半个小时以后,连长派人来通知,各班班长马上到连部开会。我开始心虚了,忐忑不安地走完了从我们八班到连部不到两百米的直线距离,站在连部办公室门外。
我喊了一声:“报告。”
里面有人应声答道:“进来。”
我随手推开连部的房门走了进去,连长、指导员都在,那位老军人孙主任正对着房门坐在一把藤椅子上悠然自得地抽着烟。他看见我走进来,对我还是那样面带神秘地微笑着,对我点点头。
我的心已经虚到底了。慌慌张张地向他点点头,战战兢兢地打量着四周,想找一个角落坐下来。可是那位老军人孙主任,好像是完全看出了我此时此刻的心态,特意用手指着我招呼着:“小伙子,对。就是你,说的就是你,你过来,坐到我身边来。”
我的上帝呀,我想躲他还躲不过来呢,他还非逼着要我坐到他跟前去,看来,我今天肯定是要有麻烦,是福不是祸,是祸躲不过啊。
不一会儿,各位排长班长都到齐了,连长宣布开会,他重点讲了两个方面的问题。第一是:大家在学习是注意力相当不集中,老在殺偏风,东拉西扯。学风必须要改。第二是:大家对食堂如果有意见,可以按正常渠道反映,绝不容许任何人在下面瞎议论。

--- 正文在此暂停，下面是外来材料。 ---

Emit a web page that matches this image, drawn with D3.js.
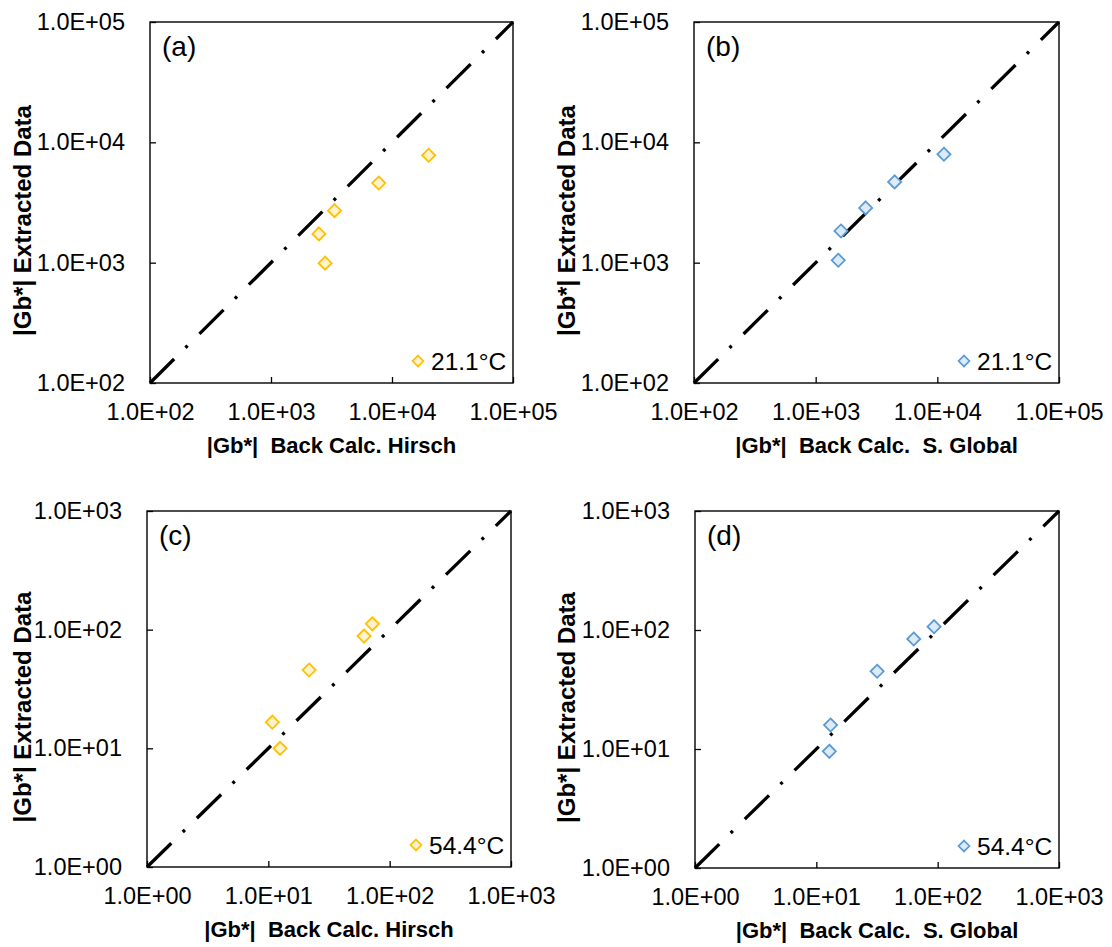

这时候,那位老军人孙主任开口说话了:“一天能吃一斤二两米饭,叫我看已经不算少了,比如说,你们看我,我现在一天就吃不完一斤二两米饭。再说了,我像你们现在这个年纪的时侯,部队天天都在打仗,谁也不可能保证每天都会有一斤二两米饭吃。我也没有听说过,有哪个人哪天没有这一斤二两米饭吃,就不打仗了。说实在话,在那时候谁也不可能保证每天都能吃饱饭,我们的部队,不是照常都在打胜仗吗?是谁说的,一天一斤二两米饭吃不饱的,给我站出来,我倒想要见识见识。”